------ Input for this task ------
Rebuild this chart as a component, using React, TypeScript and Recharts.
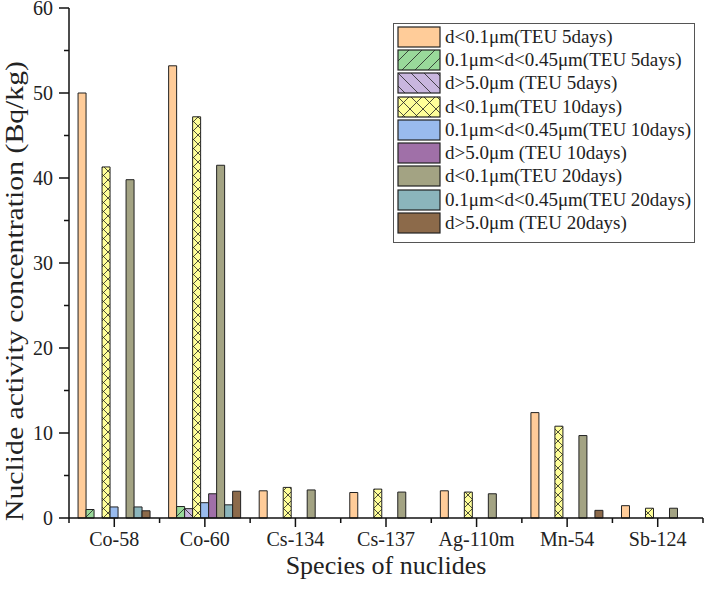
import React from 'react';
import { BarChart, Bar, XAxis, YAxis, Legend } from 'recharts';

const categories = ['Co-58', 'Co-60', 'Cs-134', 'Cs-137', 'Ag-110m', 'Mn-54', 'Sb-124'];

const small5 = [50.0, 53.2, 3.2, 3.0, 3.2, 12.4, 1.45];
const mid5 = [1.0, 1.35, 0, 0, 0, 0, 0];
const large5 = [0, 1.1, 0, 0, 0, 0, 0];
const small10 = [41.3, 47.2, 3.6, 3.4, 3.05, 10.8, 1.15];
const mid10 = [1.3, 1.8, 0, 0, 0, 0, 0];
const large10 = [0, 2.85, 0, 0, 0, 0, 0];
const small20 = [39.8, 41.5, 3.3, 3.05, 2.85, 9.7, 1.15];
const mid20 = [1.3, 1.55, 0, 0, 0, 0, 0];
const large20 = [0.85, 3.15, 0, 0, 0, 0.9, 0];

const seriesNames = [
  'd<0.1μm(TEU 5days)',
  '0.1μm<d<0.45μm(TEU 5days)',
  'd>5.0μm (TEU 5days)',
  'd<0.1μm(TEU 10days)',
  '0.1μm<d<0.45μm(TEU 10days)',
  'd>5.0μm (TEU 10days)',
  'd<0.1μm(TEU 20days)',
  '0.1μm<d<0.45μm(TEU 20days)',
  'd>5.0μm (TEU 20days)',
];
const seriesValues = [small5, mid5, large5, small10, mid10, large10, small20, mid20, large20];

const yTicks = [0, 5, 10, 15, 20, 25, 30, 35, 40, 45, 50, 55, 60];

const colors = ['#FFCC99', '#99D99A', '#C9B6DE', '#FFFF99', '#99BBEE', '#A070A8', '#A3A383', '#8BB5BC', '#8C6A4A'];
const hatch = ['', 'fwd', 'back', 'cross', '', '', '', '', ''];

const data = categories.map((c, i) => {
  const row: any = { name: c };
  seriesValues.forEach((vals, k) => {
    row['s' + k] = vals[i];
  });
  return row;
});

const FONT = '"Liberation Serif", "Times New Roman", serif';

function patternDefs(prefix: string, size: number) {
  return hatch.map((h, k) => {
    if (!h) return null;
    const s = size;
    return (
      <pattern key={prefix + k} id={prefix + k} patternUnits="userSpaceOnUse" width={s} height={s}>
        <rect x={0} y={0} width={s} height={s} fill={colors[k]} />
        {(h === 'fwd' || h === 'cross') && (
          <g stroke="#222" strokeWidth={0.8}>
            <line x1={0} y1={s} x2={s} y2={0} />
            <line x1={-s / 2} y1={s / 2} x2={s / 2} y2={-s / 2} />
            <line x1={s / 2} y1={s * 1.5} x2={s * 1.5} y2={s / 2} />
          </g>
        )}
        {(h === 'back' || h === 'cross') && (
          <g stroke="#222" strokeWidth={0.8}>
            <line x1={0} y1={0} x2={s} y2={s} />
            <line x1={-s / 2} y1={s / 2} x2={s / 2} y2={s * 1.5} />
            <line x1={s / 2} y1={-s / 2} x2={s * 1.5} y2={s / 2} />
          </g>
        )}
      </pattern>
    );
  });
}

function fillFor(prefix: string, k: number) {
  return hatch[k] ? `url(#${prefix}${k})` : colors[k];
}

const YTick = (props: any) => {
  const { x, y, payload } = props;
  const major = payload.value % 10 === 0;
  return (
    <g>
      <line x1={x - (major ? 10 : 5)} y1={y} x2={x} y2={y} stroke="#111" strokeWidth={1.5} />
      {major && (
        <text x={x - 16} y={y + 7} textAnchor="end" fontFamily={FONT} fontSize={20} fill="#222">
          {payload.value}
        </text>
      )}
    </g>
  );
};

const XTick = (props: any) => {
  const { x, y, payload, index, width } = props;
  const half = payload.offset ? payload.offset : width / categories.length / 2;
  const last = index === categories.length - 1;
  return (
    <g>
      <line x1={x} y1={y} x2={x} y2={y + 9} stroke="#111" strokeWidth={1.5} />
      <line x1={x - half} y1={y} x2={x - half} y2={y + 5} stroke="#111" strokeWidth={1.5} />
      {last && <line x1={x + half} y1={y} x2={x + half} y2={y + 5} stroke="#111" strokeWidth={1.5} />}
      <text x={x} y={y + 28} textAnchor="middle" fontFamily={FONT} fontSize={20} fill="#222">
        {payload.value}
      </text>
    </g>
  );
};

const XTitle = () => (
  <text x={386} y={574} textAnchor="middle" fontFamily={FONT} fontSize={26} fill="#222">
    Species of nuclides
  </text>
);

const YTitle = () => (
  <text
    x={14}
    y={291}
    transform="rotate(-90 14 291)"
    textAnchor="middle"
    dominantBaseline="central"
    fontFamily={FONT}
    fontSize={26}
    fill="#222"
    textLength={460}
    lengthAdjust="spacingAndGlyphs"
  >
    Nuclide activity concentration (Bq/kg)
  </text>
);

const LegendBox = () => (
  <div
    style={{
      border: '1px solid #555',
      background: '#fff',
      width: 300,
      height: 217,
      fontFamily: FONT,
      fontSize: 19,
      color: '#222',
      paddingTop: 1,
      boxSizing: 'content-box',
    }}
  >
    {seriesNames.map((n, k) => (
      <div key={k} style={{ display: 'flex', alignItems: 'center', height: 23.3, whiteSpace: 'nowrap' }}>
        <svg width={46} height={22} style={{ marginLeft: 3, flex: 'none' }}>
          <rect x={1} y={1} width={42} height={20} fill={fillFor('lg', k)} stroke="#222" strokeWidth={1.2} />
        </svg>
        <span style={{ marginLeft: 2, lineHeight: '22px' }}>{n}</span>
      </div>
    ))}
  </div>
);

export default function App() {
  return (
    <div style={{ position: 'absolute', left: 0, top: 0, width: 706, height: 600, background: '#fff' }}>
      <BarChart
        width={706}
        height={600}
        data={data}
        margin={{ top: 8, right: 3, bottom: 0, left: 0 }}
        barCategoryGap="10%"
        barGap={0}
      >
        <defs>
          {patternDefs('bp', 9)}
          {patternDefs('lg', 13)}
        </defs>
        <XAxis
          dataKey="name"
          height={82}
          axisLine={{ stroke: '#111', strokeWidth: 1.5 }}
          tickLine={false}
          tickSize={0}
          tickMargin={0}
          interval={0}
          tick={<XTick />}
          label={() => <XTitle />}
        />
        <YAxis
          width={69}
          domain={[0, 60]}
          ticks={yTicks}
          interval={0}
          axisLine={{ stroke: '#111', strokeWidth: 1.5 }}
          tickLine={false}
          tickSize={0}
          tickMargin={0}
          tick={<YTick />}
          label={() => <YTitle />}
        />
        <Legend
          layout="vertical"
          align="center"
          verticalAlign="middle"
          content={<LegendBox />}
          wrapperStyle={{ position: 'absolute', left: 393, top: 23, width: 302, height: 219 }}
        />
        {seriesNames.map((n, k) => (
          <Bar
            key={k}
            dataKey={'s' + k}
            name={n}
            fill={fillFor('bp', k)}
            stroke="#222"
            strokeWidth={1}
            isAnimationActive={false}
          />
        ))}
      </BarChart>
    </div>
  );
}
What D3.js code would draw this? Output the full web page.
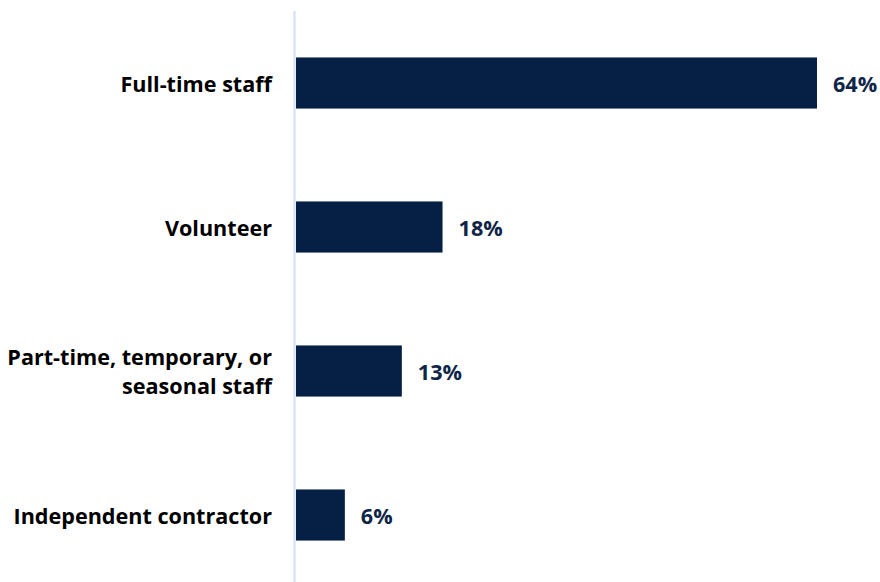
<!DOCTYPE html>
<html>
<head>
<meta charset="utf-8">
<script src="https://cdn.jsdelivr.net/npm/d3@7"></script>
<style>
  html, body { margin: 0; padding: 0; background: #ffffff; }
  svg { display: block; }
  text { font-family: "Open Sans", "Liberation Sans", sans-serif; font-weight: 700; }
</style>
</head>
<body>
<script>
// Worker types and the share of respondents for each
const categories = [
  ["Full-time staff"],
  ["Volunteer"],
  ["Part-time, temporary, or", "seasonal staff"],
  ["Independent contractor"]
];
const values = [64, 18, 13, 6];
const valueLabels = ["64%", "18%", "13%", "6%"];

const width = 880, height = 582;
const barColor = "#061f45";
const labelColor = "#0e2548";
const axisColor = "#cfe0fb";
const fontSize = 21.6;

const svg = d3.select("body").append("svg")
  .attr("width", width)
  .attr("height", height);

const keys = categories.map((c, i) => i);

const y = d3.scaleBand()
  .domain(keys)
  .range([11, 587])
  .paddingInner(0.645)
  .paddingOuter(0.3225);

const x = d3.scaleLinear()
  .domain([0, 64])
  .range([296, 817]);

// Bars
svg.append("g").selectAll("rect")
  .data(values)
  .join("rect")
  .attr("x", x(0))
  .attr("y", (d, i) => y(i))
  .attr("width", d => x(d) - x(0))
  .attr("height", y.bandwidth())
  .attr("fill", barColor);

// Vertical baseline
svg.append("line")
  .attr("x1", 294.5).attr("x2", 294.5)
  .attr("y1", 11).attr("y2", height)
  .attr("stroke", axisColor)
  .attr("stroke-width", 2);

// Category labels
const lineH = 29;
svg.append("g").selectAll("text")
  .data(categories)
  .join("text")
  .attr("text-anchor", "end")
  .attr("font-size", fontSize)
  .attr("fill", "#000000")
  .attr("x", 272)
  .attr("y", (d, i) => y(i) + y.bandwidth() / 2)
  .each(function(lines) {
    const t = d3.select(this);
    const start = -(lines.length - 1) / 2 * lineH;
    lines.forEach((ln, j) => {
      t.append("tspan")
        .attr("x", 272)
        .attr("dy", j === 0 ? start : lineH)
        .attr("dominant-baseline", "central")
        .text(ln);
    });
  });

// Value labels
svg.append("g").selectAll("text")
  .data(values)
  .join("text")
  .attr("font-size", fontSize)
  .attr("fill", labelColor)
  .attr("x", d => x(d) + 16)
  .attr("y", (d, i) => y(i) + y.bandwidth() / 2)
  .attr("dominant-baseline", "central")
  .text((d, i) => valueLabels[i]);
</script>
</body>
</html>
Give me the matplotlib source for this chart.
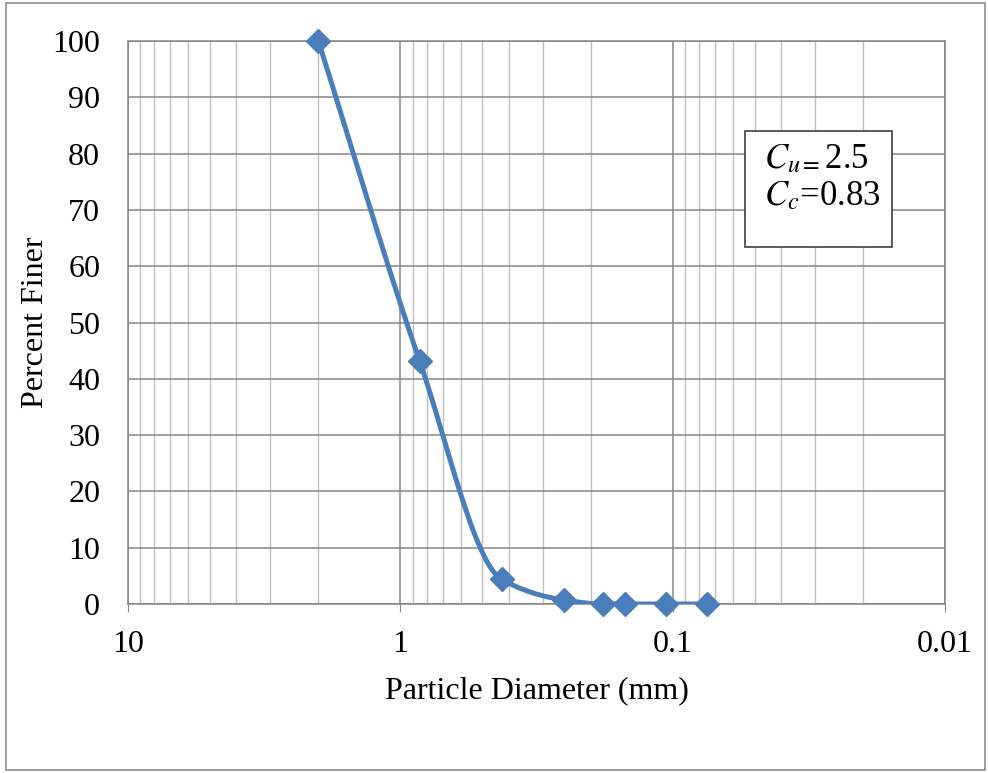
import numpy as np
import matplotlib
matplotlib.use("Agg")
import matplotlib.pyplot as plt
from matplotlib.patches import Rectangle

diameter_mm = [2.0, 0.85, 0.425, 0.25, 0.18, 0.15, 0.106, 0.075]
percent_finer = [100, 43.2, 4.4, 0.7, 0.0, 0.0, 0.0, 0.0]
y_ticks = [0, 10, 20, 30, 40, 50, 60, 70, 80, 90, 100]
x_ticks = [10, 1, 0.1, 0.01]
x_tick_labels = ["10", "1", "0.1", "0.01"]

plt.rcParams['font.family'] = ['Liberation Serif', 'DejaVu Serif']
plt.rcParams['mathtext.fontset'] = 'stix'

W, H = 988, 773
fig = plt.figure(figsize=(W/100, H/100), dpi=100)
ax = fig.add_axes([128/W, 1-604/H, (945-128)/W, (604-41)/H])

# smoothed line: monotone cubic (Fritsch-Carlson) in log-x space
lx = -np.log10(diameter_mm)          # increasing
yy = np.array(percent_finer, float)
h = np.diff(lx)
d = np.diff(yy) / h
m = np.zeros_like(yy)
m[0], m[-1] = d[0], d[-1]
for i in range(1, len(yy)-1):
    if d[i-1]*d[i] <= 0:
        m[i] = 0
    else:
        w1 = 2*h[i] + h[i-1]; w2 = h[i] + 2*h[i-1]
        m[i] = (w1 + w2) / (w1/d[i-1] + w2/d[i])
sx, sy = [], []
for i in range(len(yy)-1):
    t = np.linspace(0, 1, 50)
    h00 = 2*t**3 - 3*t**2 + 1; h10 = t**3 - 2*t**2 + t
    h01 = -2*t**3 + 3*t**2;    h11 = t**3 - t**2
    sx.extend(lx[i] + t*h[i])
    sy.extend(h00*yy[i] + h10*h[i]*m[i] + h01*yy[i+1] + h11*h[i]*m[i+1])
ax.plot(10**(-np.array(sx)), sy, color='#4a7ebb', lw=3.6, zorder=3,
        solid_capstyle='round', solid_joinstyle='round')
ax.plot(diameter_mm, percent_finer, linestyle='none', marker='D', ms=12.5,
        color='#4a7ebb', zorder=4, clip_on=False)

ax.set_xscale('log')
ax.set_xlim(10, 0.01)
ax.set_ylim(0, 100)
ax.set_yticks(y_ticks)
ax.set_xticks(x_ticks)
ax.set_xticklabels(x_tick_labels)
ax.xaxis.set_minor_locator(matplotlib.ticker.LogLocator(base=10, subs=np.arange(2, 10)))
ax.xaxis.set_minor_formatter(matplotlib.ticker.NullFormatter())
ax.grid(True, which='major', axis='both', color='#868686', lw=1.1)
ax.grid(True, which='minor', axis='x', color='#bfbfbf', lw=1.0)
ax.set_axisbelow(True)
for s in ax.spines.values():
    s.set_color('#868686'); s.set_linewidth(1.1)
ax.tick_params(axis='both', which='both', length=0, labelsize=23)
ax.tick_params(axis='y', which='major', pad=20)
ax.tick_params(axis='x', which='major', length=6, color='#868686', direction='out', pad=13)
ax.set_xlabel('Particle Diameter (mm)', fontsize=23, labelpad=12)
ax.set_ylabel('Percent Finer', fontsize=23, labelpad=2)

# text box
ax.add_patch(Rectangle((0.755, 0.634), 0.180, 0.206, transform=ax.transAxes,
                       fc='white', ec='#404040', lw=1.2, zorder=6))
ax.text(0.778, 0.790, r'$C_{u=}$2.5', transform=ax.transAxes, fontsize=25,
        ha='left', va='center', zorder=7)
ax.text(0.778, 0.724, r'$C_c$=0.83', transform=ax.transAxes, fontsize=25,
        ha='left', va='center', zorder=7)

fig.patches.append(Rectangle((6/W, 3/H), (985-6)/W, (770-3)/H, transform=fig.transFigure,
                             fill=False, ec='#8c8c8c', lw=1.2))
fig.savefig('out.png', dpi=100)
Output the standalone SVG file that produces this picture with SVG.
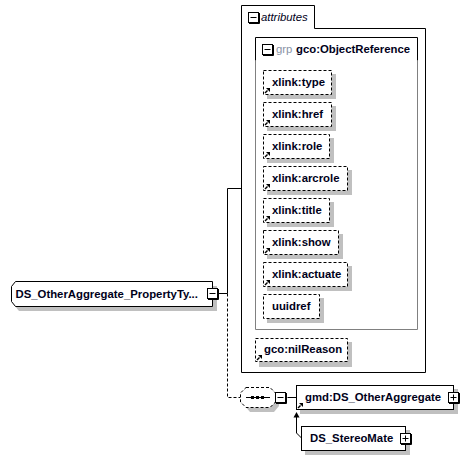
------
Directive ▸ Leaving the pictures out, write out exactly the lines from the line containing "Give me the matplotlib source for this chart." through the line containing "color='#4a7ebb', zorder=4, clip_on=False)", both included.

The output ▸
Give me the matplotlib source for this chart.
import numpy as np
import matplotlib
matplotlib.use("Agg")
import matplotlib.pyplot as plt
from matplotlib.patches import Rectangle

diameter_mm = [2.0, 0.85, 0.425, 0.25, 0.18, 0.15, 0.106, 0.075]
percent_finer = [100, 43.2, 4.4, 0.7, 0.0, 0.0, 0.0, 0.0]
y_ticks = [0, 10, 20, 30, 40, 50, 60, 70, 80, 90, 100]
x_ticks = [10, 1, 0.1, 0.01]
x_tick_labels = ["10", "1", "0.1", "0.01"]

plt.rcParams['font.family'] = ['Liberation Serif', 'DejaVu Serif']
plt.rcParams['mathtext.fontset'] = 'stix'

W, H = 988, 773
fig = plt.figure(figsize=(W/100, H/100), dpi=100)
ax = fig.add_axes([128/W, 1-604/H, (945-128)/W, (604-41)/H])

# smoothed line: monotone cubic (Fritsch-Carlson) in log-x space
lx = -np.log10(diameter_mm)          # increasing
yy = np.array(percent_finer, float)
h = np.diff(lx)
d = np.diff(yy) / h
m = np.zeros_like(yy)
m[0], m[-1] = d[0], d[-1]
for i in range(1, len(yy)-1):
    if d[i-1]*d[i] <= 0:
        m[i] = 0
    else:
        w1 = 2*h[i] + h[i-1]; w2 = h[i] + 2*h[i-1]
        m[i] = (w1 + w2) / (w1/d[i-1] + w2/d[i])
sx, sy = [], []
for i in range(len(yy)-1):
    t = np.linspace(0, 1, 50)
    h00 = 2*t**3 - 3*t**2 + 1; h10 = t**3 - 2*t**2 + t
    h01 = -2*t**3 + 3*t**2;    h11 = t**3 - t**2
    sx.extend(lx[i] + t*h[i])
    sy.extend(h00*yy[i] + h10*h[i]*m[i] + h01*yy[i+1] + h11*h[i]*m[i+1])
ax.plot(10**(-np.array(sx)), sy, color='#4a7ebb', lw=3.6, zorder=3,
        solid_capstyle='round', solid_joinstyle='round')
ax.plot(diameter_mm, percent_finer, linestyle='none', marker='D', ms=12.5,
        color='#4a7ebb', zorder=4, clip_on=False)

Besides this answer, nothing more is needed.